As the media industry navigates COVID-19 and its greatest period of upheaval in modern memory, having the right data to understand if your ad will command consumer attention has never been more critical. The increasing rate of media consumption during the pandemic has been game-changing for marketers, but how can an ad creative break free from the volume of content, especially when reaching and connecting with the consumer is more difficult than ever? In fact prior to COVID-19, 40% of demographic targeting did not reach the intended audience, 50% of impressions were not viewable and 20% of campaigns were not noticed.
The solution is a strong ad creative. A strong creative is four times more important than your media plan when it comes to generating sales, and it’s five times more important than targeting when it comes to determining whether your ad will be seen.
Real-world environment testing of ad creatives allow marketers to determine if the campaign is:
- Likable: Do consumers like the ad and how do they react?
- Engaging: Does the ad creative tell consumers something new and do they want to find out more?
- Identifiable: Is it clear who the ad is for?
- Clear: How would consumers describe the ad? Does the ad communicate the campaign message well?
- Memorable: Can consumers recall your ad?
- At an optimal frequency: What is the right frequency of exposure to maximise your advertising dollars?
Advertising activity around COVID-19 has increased rapidly – of all monitored ads that mentioned COVID-19 during Q1 2020, around 90% occurred in the last three weeks of March, with more occurring each week in April. Multiple European markets including Germany, UK, Italy and Spain are leading the charge, particularly through finance, telecoms and supermarket ads.
But how best to cut through the noise of COVID-19 ads and create something truly worthwhile? Authenticity – right now the most important thing is to build the voice of your brand by showing empathy, and sharing how your brand is supporting the communities it’s based in. The most effective ads are created tastefully and share one of five common trends we are seeing around the world.
Personifying the mentality that it will take a community to overcome this pandemic, many brands are putting their money where their mouth is and showing how they are doing their part. For example, Unilever has committed to donating €100 million worth of hand sanitiser, soap, bleach and food in its Dove Instagram campaign. Elsewhere, Budweiser also pledged to donate $5 million of its sports spending toward partnerships with the Red Cross, including the repurposing of stadiums as blood donation centres, communicated via U.S. TV activity.
Supporting health institutions and workers
All over the world, there is unwavering gratitude to those who work in health care, often putting their own lives in danger to support the sick. In the U.K., food restaurants (such as McDonald’s, Domino’s Pizza and Burger King) and transportation firms (including Uber, Gett and Europcar) have shown National Health Service (NHS) support by donating goods or services or simply sharing a thank you message.

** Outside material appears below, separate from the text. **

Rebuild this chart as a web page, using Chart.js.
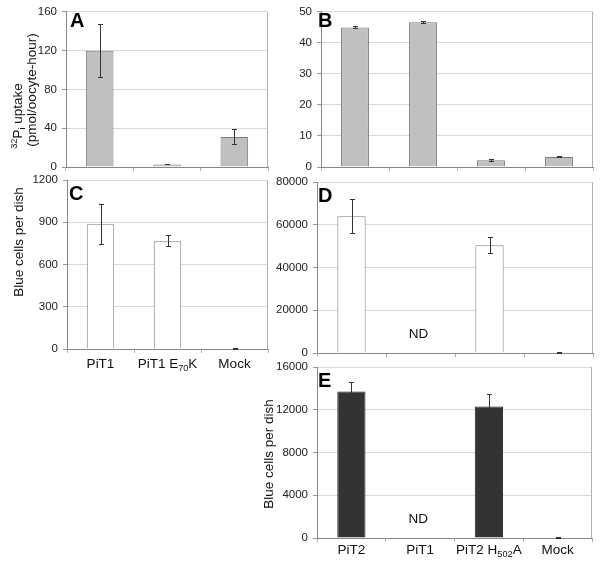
<!DOCTYPE html>
<html>
<head>
<meta charset="utf-8">
<script src="https://cdn.jsdelivr.net/npm/chart.js@4.4.1/dist/chart.umd.min.js"></script>
<style>
  html, body { margin: 0; padding: 0; background: #fff; }
  #wrap { position: relative; width: 600px; height: 564px; }
  #wrap canvas { position: absolute; left: 0; top: 0; }
</style>
</head>
<body>
<div id="wrap">
  <canvas id="panelA" width="600" height="564"></canvas>
  <canvas id="panelB" width="600" height="564"></canvas>
  <canvas id="panelC" width="600" height="564"></canvas>
  <canvas id="panelD" width="600" height="564"></canvas>
  <canvas id="panelE" width="600" height="564"></canvas>
</div>
<script>
// categories (_{..} = subscript, ^{..} = superscript)
const catsLeft = ['PiT1', 'PiT1 E_{70}K', 'Mock'];
const catsRight = ['PiT2', 'PiT1', 'PiT2 H_{502}A', 'Mock'];

// A: 32Pi uptake, PiT1 constructs
const uptakeA = [120, 2.5, 31];
const uptakeErrA = [28, 0.5, 8.5];
// B: 32Pi uptake, PiT2 constructs
const uptakeB = [45.0, 46.7, 2.2, 3.2];
const uptakeErrB = [0.4, 0.5, 0.5, 0.2];
// C: blue cells per dish
const blueC = [885, 765, 0];
const blueErrC = [148, 42, 0];
// D: blue cells per dish (null = ND)
const blueD = [64000, null, 50400, 0];
const blueErrD = [8200, null, 4100, 0];
// E: blue cells per dish (null = ND)
const blueE = [13700, null, 12300, 0];
const blueErrE = [890, null, 1190, 0];

// y tick setup
const maxA = 160, stepA = 40;
const maxB = 50, stepB = 10;
const maxC = 1200, stepC = 300;
const maxD = 80000, stepD = 20000;
const maxE = 16000, stepE = 4000;

const FONT = '"Liberation Sans", Arial, Helvetica, sans-serif';

function parseRich(text) {
  const parts = [];
  const re = /([_^])\{([^}]*)\}/g;
  let last = 0, m;
  while ((m = re.exec(text))) {
    if (m.index > last) parts.push({ t: text.slice(last, m.index), mode: '' });
    parts.push({ t: m[2], mode: m[1] });
    last = re.lastIndex;
  }
  if (last < text.length) parts.push({ t: text.slice(last), mode: '' });
  return parts;
}

function drawRich(ctx, text, cx, cy, size, rotated) {
  const parts = parseRich(text);
  const small = size * 0.68;
  let total = 0;
  parts.forEach(p => {
    ctx.font = (p.mode ? small : size) + 'px ' + FONT;
    p.w = ctx.measureText(p.t).width;
    total += p.w;
  });
  ctx.save();
  ctx.translate(cx, cy);
  if (rotated) ctx.rotate(-Math.PI / 2);
  ctx.textAlign = 'left';
  ctx.textBaseline = 'alphabetic';
  ctx.fillStyle = '#111';
  let px = -total / 2;
  parts.forEach(p => {
    ctx.font = (p.mode ? small : size) + 'px ' + FONT;
    const dy = p.mode === '_' ? size * 0.22 : (p.mode === '^' ? -size * 0.4 : 0);
    ctx.fillText(p.t, px, dy);
    px += p.w;
  });
  ctx.restore();
}

const panelExtras = {
  id: 'panelExtras',
  afterDatasetsDraw(chart, args, opts) {
    const ctx = chart.ctx;
    const area = chart.chartArea;
    const xs = chart.scales.x, ys = chart.scales.y;
    const vals = chart.data.datasets[0].data;
    ctx.save();
    // right frame of plot area
    ctx.strokeStyle = '#b0b0b0';
    ctx.lineWidth = 1;
    ctx.beginPath();
    ctx.moveTo(Math.round(area.right) - 0.5, area.top);
    ctx.lineTo(Math.round(area.right) - 0.5, area.bottom);
    ctx.stroke();

    // error bars
    ctx.strokeStyle = '#333';
    opts.errs.forEach((e, i) => {
      if (vals[i] === null || e === null) return;
      const cx = Math.round(xs.getPixelForValue(i)) + 0.5;
      const top = Math.round(ys.getPixelForValue(vals[i] + e)) + 0.5;
      const bot = Math.round(ys.getPixelForValue(vals[i] - e)) - 0.5;
      ctx.beginPath();
      ctx.moveTo(cx, top); ctx.lineTo(cx, bot);
      ctx.moveTo(cx - 2.5, top); ctx.lineTo(cx + 2.5, top);
      ctx.moveTo(cx - 2.5, bot); ctx.lineTo(cx + 2.5, bot);
      ctx.stroke();
    });

    // ND markers
    vals.forEach((v, i) => {
      if (v !== null) return;
      ctx.font = '13.5px ' + FONT;
      ctx.fillStyle = '#111';
      ctx.textAlign = 'center';
      ctx.textBaseline = 'alphabetic';
      ctx.fillText('ND', xs.getPixelForValue(i) - 2, area.bottom - 15.5);
    });

    // category labels
    if (opts.showLabels) {
      chart.data.labels.forEach((lab, i) => {
        drawRich(ctx, lab, xs.getPixelForValue(i), area.bottom + opts.labelGap, 13.5, false);
      });
    }

    // axis titles
    (opts.titles || []).forEach(t => drawRich(ctx, t.text, t.x, t.y, 13.5, true));

    // panel letter
    ctx.font = 'bold 20px ' + FONT;
    ctx.fillStyle = '#000';
    ctx.textAlign = 'left';
    ctx.textBaseline = 'alphabetic';
    ctx.fillText(opts.letter, opts.letterPos[0], opts.letterPos[1]);
    ctx.restore();
  }
};

function makePanel(id, p) {
  const yW = 55, xH = 20;
  new Chart(document.getElementById(id), {
    type: 'bar',
    data: {
      labels: p.labels,
      datasets: [{
        data: p.values,
        backgroundColor: p.fill,
        borderColor: p.edge,
        borderWidth: 1,
        categoryPercentage: 1,
        barPercentage: 0.41
      }]
    },
    options: {
      responsive: false,
      animation: false,
      events: [],
      layout: {
        padding: { left: p.area.l - yW, top: p.area.t, right: 600 - p.area.r, bottom: 564 - p.area.b - xH }
      },
      scales: {
        x: {
          afterFit: s => { s.height = xH; },
          ticks: { display: false },
          grid: { offset: true, drawOnChartArea: false, drawTicks: true, tickLength: 4, color: '#b0b0b0' },
          border: { color: '#888' }
        },
        y: {
          min: 0,
          max: p.max,
          afterFit: s => { s.width = yW; },
          ticks: {
            stepSize: p.step, padding: 5, color: '#222',
            font: { family: FONT, size: 11.5 },
            callback: v => String(v)
          },
          grid: { color: '#d9d9d9', tickLength: 4, tickColor: '#999' },
          border: { color: '#888' }
        }
      },
      plugins: {
        legend: { display: false },
        tooltip: { enabled: false },
        panelExtras: {
          errs: p.errs,
          showLabels: p.showLabels,
          labelGap: p.labelGap,
          titles: p.titles,
          letter: p.letter,
          letterPos: p.letterPos
        }
      }
    },
    plugins: [panelExtras]
  });
}

makePanel('panelA', {
  labels: catsLeft, values: uptakeA, errs: uptakeErrA, max: maxA, step: stepA,
  fill: '#c0c0c0', edge: '#7a7a7a',
  area: { l: 66, t: 7, r: 268, b: 167 },
  showLabels: false, letter: 'A', letterPos: [70, 27],
  titles: [
    { text: '^{32}P_{i} uptake', x: 22, y: 116 },
    { text: '(pmol/oocyte-hour)', x: 36, y: 90 }
  ]
});

makePanel('panelB', {
  labels: catsRight, values: uptakeB, errs: uptakeErrB, max: maxB, step: stepB,
  fill: '#c0c0c0', edge: '#7a7a7a',
  area: { l: 321, t: 7, r: 593, b: 167 },
  showLabels: false, letter: 'B', letterPos: [318, 27],
  titles: []
});

makePanel('panelC', {
  labels: catsLeft, values: blueC, errs: blueErrC, max: maxC, step: stepC,
  fill: '#ffffff', edge: '#808080',
  area: { l: 67, t: 180, r: 268, b: 349 },
  showLabels: true, labelGap: 19, letter: 'C', letterPos: [69, 200],
  titles: [{ text: 'Blue cells per dish', x: 23, y: 242 }]
});

makePanel('panelD', {
  labels: catsRight, values: blueD, errs: blueErrD, max: maxD, step: stepD,
  fill: '#ffffff', edge: '#808080',
  area: { l: 317, t: 182, r: 593, b: 353 },
  showLabels: false, letter: 'D', letterPos: [318, 202],
  titles: []
});

makePanel('panelE', {
  labels: catsRight, values: blueE, errs: blueErrE, max: maxE, step: stepE,
  fill: '#333333', edge: '#222222',
  area: { l: 317, t: 367, r: 592, b: 538 },
  showLabels: true, labelGap: 16, letter: 'E', letterPos: [318, 387],
  titles: [{ text: 'Blue cells per dish', x: 273, y: 454 }]
});
</script>
</body>
</html>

The trend is also seen globally – in China, electric car manufacturer BYD is making face masks for health care professionals, while in France, Louis Vuitton has updated its production lines to help manufacture hand sanitizer rather than luxury products, in a bid to help ease the strain put on the sector.
Brands doing their part to encourage social distancing
Social distancing is onerous mentally, but critical to stopping the spread – brands around the world are helping to communicate and reinforce governmental messages around the importance of keeping distant. The most immediate visual application of this has been an update of logos and livery (an eye-catching if relatively commitment-free tactic), but brands are also ploughing investment into ATL campaigns reiterating key distancing measures and emphasising their importance.
Making the most out of a bad situation
The very nature of self-isolation has meant that brands in certain categories have found themselves at a bittersweet advantage. COVID-19 has seen an influx of consumers using food delivery services, and brands like Pick n Pay in South Africa are using consumer-fronted communications to share a philanthropic note on the importance of not over-ordering. Meanwhile, DoorDash in the U.S. featured a similar strategy to remind consumers to support local businesses.
Security and flexibility
In an effort to provide customers with some financial stability during the COVID-19 crisis, financial institutions have introduced greater flexibility when it comes to repayments and borrowing. Initiatives to support business and personal banking customers include an interest-free “buffer” overdraft, mortgage payment holidays, higher contactless limits and lower interest rates on business loans. While these particular tools are specific to finance, the ability to offer security and flexibility is relevant to all.